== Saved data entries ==
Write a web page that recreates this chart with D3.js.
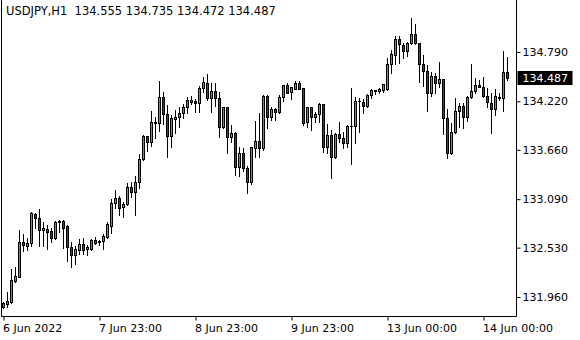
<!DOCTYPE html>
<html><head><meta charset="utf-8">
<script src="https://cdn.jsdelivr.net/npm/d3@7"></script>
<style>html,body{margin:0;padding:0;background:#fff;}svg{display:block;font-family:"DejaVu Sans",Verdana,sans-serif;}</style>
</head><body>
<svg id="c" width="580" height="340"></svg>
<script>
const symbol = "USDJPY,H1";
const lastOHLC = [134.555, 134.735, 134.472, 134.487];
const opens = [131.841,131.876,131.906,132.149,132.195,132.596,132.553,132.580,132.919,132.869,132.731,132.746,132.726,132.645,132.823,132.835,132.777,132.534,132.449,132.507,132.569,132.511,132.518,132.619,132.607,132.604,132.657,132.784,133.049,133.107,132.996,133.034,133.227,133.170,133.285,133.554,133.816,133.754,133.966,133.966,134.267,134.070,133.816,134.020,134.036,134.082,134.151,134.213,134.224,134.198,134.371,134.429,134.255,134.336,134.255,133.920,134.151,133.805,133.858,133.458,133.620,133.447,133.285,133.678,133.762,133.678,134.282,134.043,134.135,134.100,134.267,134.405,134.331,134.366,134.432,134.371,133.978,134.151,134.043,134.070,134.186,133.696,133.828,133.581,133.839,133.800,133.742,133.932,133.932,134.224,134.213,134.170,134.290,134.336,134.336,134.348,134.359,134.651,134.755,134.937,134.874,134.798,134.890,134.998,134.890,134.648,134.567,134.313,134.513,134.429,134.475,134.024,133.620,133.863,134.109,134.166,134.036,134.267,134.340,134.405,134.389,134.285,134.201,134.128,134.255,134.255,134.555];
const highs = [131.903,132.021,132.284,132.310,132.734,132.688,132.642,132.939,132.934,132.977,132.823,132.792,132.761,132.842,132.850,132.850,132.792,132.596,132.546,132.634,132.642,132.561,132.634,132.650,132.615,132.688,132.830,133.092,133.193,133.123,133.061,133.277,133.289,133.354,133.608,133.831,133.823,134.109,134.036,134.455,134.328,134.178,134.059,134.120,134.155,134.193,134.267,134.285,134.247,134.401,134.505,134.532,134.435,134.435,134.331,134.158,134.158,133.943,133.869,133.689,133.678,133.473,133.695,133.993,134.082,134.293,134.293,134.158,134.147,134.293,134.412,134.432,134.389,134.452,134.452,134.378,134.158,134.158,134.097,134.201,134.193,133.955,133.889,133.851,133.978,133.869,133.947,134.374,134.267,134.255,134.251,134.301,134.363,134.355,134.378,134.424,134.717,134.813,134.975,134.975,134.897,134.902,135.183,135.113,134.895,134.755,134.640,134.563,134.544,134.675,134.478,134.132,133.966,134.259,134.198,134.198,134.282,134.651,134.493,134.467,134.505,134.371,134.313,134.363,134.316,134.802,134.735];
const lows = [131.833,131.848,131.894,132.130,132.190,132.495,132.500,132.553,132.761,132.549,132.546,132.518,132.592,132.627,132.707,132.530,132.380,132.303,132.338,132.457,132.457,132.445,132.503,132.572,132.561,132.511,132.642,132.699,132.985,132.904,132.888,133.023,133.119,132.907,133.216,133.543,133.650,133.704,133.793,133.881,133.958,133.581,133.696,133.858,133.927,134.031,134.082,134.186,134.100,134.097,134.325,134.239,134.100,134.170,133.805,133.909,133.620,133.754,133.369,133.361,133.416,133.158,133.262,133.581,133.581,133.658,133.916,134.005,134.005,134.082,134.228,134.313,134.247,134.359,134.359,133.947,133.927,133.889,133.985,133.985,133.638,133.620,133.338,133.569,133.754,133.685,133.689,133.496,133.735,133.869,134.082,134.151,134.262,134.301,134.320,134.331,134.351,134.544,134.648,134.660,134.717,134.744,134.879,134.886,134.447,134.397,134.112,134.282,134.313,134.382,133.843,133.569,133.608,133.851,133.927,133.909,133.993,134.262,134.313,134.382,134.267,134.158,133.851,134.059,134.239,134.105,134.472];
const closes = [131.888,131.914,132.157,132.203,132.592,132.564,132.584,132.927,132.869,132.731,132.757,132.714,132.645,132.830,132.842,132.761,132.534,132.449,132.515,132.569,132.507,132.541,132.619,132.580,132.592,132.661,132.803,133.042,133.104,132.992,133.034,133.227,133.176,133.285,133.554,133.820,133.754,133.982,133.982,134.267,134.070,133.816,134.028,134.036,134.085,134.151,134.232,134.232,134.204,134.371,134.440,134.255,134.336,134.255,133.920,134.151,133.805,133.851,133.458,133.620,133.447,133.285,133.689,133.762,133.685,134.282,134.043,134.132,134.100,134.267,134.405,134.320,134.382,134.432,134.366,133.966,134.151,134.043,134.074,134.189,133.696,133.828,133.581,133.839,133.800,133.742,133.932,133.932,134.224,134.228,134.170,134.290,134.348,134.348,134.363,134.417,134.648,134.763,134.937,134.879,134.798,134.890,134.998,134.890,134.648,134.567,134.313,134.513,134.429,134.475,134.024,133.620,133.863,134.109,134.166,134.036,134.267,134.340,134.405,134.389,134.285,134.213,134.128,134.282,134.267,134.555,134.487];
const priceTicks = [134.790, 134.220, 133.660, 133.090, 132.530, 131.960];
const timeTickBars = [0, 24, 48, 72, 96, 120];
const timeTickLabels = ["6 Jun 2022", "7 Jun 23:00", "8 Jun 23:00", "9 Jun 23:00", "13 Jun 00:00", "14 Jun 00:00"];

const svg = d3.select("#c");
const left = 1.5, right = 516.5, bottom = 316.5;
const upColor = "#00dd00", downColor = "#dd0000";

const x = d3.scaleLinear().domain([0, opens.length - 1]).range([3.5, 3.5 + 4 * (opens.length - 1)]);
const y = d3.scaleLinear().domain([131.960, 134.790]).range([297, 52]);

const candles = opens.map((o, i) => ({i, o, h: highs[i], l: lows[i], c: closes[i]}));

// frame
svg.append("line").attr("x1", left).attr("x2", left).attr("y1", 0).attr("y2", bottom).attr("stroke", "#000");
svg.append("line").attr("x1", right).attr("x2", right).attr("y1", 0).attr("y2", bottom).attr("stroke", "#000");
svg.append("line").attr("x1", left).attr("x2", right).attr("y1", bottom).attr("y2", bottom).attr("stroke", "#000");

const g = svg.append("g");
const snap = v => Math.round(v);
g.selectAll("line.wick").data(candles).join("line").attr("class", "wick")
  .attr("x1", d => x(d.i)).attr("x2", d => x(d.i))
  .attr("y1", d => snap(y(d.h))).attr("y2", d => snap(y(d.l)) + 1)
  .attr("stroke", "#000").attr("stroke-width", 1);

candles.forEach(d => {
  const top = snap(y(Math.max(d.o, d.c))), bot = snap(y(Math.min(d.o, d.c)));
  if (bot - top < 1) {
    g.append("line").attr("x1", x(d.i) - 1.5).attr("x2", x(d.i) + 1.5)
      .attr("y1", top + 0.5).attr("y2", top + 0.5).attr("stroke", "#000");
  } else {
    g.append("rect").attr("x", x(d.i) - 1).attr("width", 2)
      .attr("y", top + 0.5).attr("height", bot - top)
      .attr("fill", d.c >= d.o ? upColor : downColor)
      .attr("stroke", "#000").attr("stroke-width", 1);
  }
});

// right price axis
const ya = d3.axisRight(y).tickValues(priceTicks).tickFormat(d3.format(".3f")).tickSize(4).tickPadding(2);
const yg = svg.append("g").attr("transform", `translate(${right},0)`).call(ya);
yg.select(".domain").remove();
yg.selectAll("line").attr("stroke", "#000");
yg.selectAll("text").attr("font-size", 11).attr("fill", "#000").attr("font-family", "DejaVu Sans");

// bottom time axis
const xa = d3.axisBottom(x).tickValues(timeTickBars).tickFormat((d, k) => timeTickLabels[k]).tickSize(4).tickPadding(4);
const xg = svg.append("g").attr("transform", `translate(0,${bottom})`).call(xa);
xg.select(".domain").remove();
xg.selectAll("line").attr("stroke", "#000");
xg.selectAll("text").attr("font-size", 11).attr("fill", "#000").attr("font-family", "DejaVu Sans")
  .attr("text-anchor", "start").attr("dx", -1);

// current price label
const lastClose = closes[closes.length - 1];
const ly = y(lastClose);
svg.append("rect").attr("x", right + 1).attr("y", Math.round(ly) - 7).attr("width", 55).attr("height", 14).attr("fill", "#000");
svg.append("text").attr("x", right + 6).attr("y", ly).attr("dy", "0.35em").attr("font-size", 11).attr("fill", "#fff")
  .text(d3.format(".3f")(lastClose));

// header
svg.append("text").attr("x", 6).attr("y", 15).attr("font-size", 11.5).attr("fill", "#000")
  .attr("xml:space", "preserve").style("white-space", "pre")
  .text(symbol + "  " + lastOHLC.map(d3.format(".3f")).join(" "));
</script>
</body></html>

...

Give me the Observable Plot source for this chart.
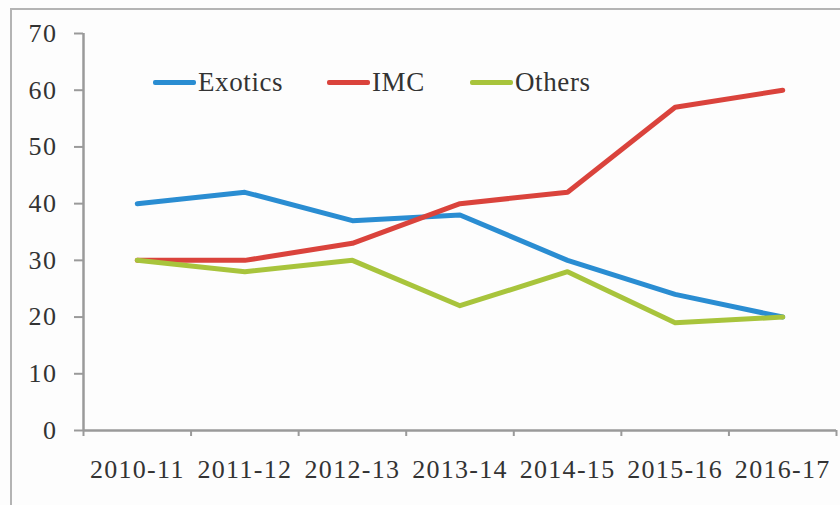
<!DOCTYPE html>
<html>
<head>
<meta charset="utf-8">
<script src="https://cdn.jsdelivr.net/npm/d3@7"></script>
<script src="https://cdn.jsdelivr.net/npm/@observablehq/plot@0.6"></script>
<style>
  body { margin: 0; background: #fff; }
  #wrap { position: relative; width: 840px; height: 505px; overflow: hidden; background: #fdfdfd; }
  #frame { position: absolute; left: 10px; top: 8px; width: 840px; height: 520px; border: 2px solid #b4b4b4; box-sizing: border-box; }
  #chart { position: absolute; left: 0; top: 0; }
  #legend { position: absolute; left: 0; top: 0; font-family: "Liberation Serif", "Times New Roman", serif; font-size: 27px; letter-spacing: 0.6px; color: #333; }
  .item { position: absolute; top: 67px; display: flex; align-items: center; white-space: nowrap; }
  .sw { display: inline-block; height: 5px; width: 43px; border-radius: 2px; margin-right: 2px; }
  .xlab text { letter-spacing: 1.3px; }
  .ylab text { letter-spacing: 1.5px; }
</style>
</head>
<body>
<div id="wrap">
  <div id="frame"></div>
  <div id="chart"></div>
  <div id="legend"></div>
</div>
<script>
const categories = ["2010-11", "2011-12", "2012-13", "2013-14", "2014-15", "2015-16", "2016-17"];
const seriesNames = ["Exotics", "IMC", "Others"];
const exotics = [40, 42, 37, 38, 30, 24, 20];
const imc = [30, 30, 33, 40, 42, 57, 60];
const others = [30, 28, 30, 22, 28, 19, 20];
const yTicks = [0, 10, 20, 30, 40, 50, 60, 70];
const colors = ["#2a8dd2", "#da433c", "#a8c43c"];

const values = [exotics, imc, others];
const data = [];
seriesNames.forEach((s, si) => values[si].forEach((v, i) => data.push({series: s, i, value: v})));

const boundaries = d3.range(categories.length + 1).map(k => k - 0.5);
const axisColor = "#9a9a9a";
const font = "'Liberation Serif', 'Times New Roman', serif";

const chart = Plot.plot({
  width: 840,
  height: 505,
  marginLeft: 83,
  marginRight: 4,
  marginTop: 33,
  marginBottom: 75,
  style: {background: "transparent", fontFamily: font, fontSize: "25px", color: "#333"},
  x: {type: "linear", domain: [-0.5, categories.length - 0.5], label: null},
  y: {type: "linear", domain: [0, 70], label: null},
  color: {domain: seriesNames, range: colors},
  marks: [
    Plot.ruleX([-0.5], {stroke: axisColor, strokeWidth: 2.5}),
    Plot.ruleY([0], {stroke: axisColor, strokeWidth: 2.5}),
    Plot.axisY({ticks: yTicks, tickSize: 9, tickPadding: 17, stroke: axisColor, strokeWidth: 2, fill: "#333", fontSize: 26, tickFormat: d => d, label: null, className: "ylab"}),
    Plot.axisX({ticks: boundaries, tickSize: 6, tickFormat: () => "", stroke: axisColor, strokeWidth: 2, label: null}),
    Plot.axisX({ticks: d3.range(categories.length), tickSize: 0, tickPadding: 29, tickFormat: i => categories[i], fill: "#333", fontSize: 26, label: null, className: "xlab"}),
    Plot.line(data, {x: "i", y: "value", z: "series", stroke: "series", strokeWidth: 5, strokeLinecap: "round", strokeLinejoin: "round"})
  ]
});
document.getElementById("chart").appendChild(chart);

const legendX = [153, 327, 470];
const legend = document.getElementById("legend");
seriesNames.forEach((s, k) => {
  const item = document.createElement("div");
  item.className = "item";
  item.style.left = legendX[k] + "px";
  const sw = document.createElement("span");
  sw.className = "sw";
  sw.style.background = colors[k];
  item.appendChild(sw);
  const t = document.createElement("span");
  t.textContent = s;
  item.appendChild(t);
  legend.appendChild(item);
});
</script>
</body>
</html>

== WHAT THE TASK ASKS ==
Give the count of lines containing "this", with no added text.

== FULL OUTPUT ==
2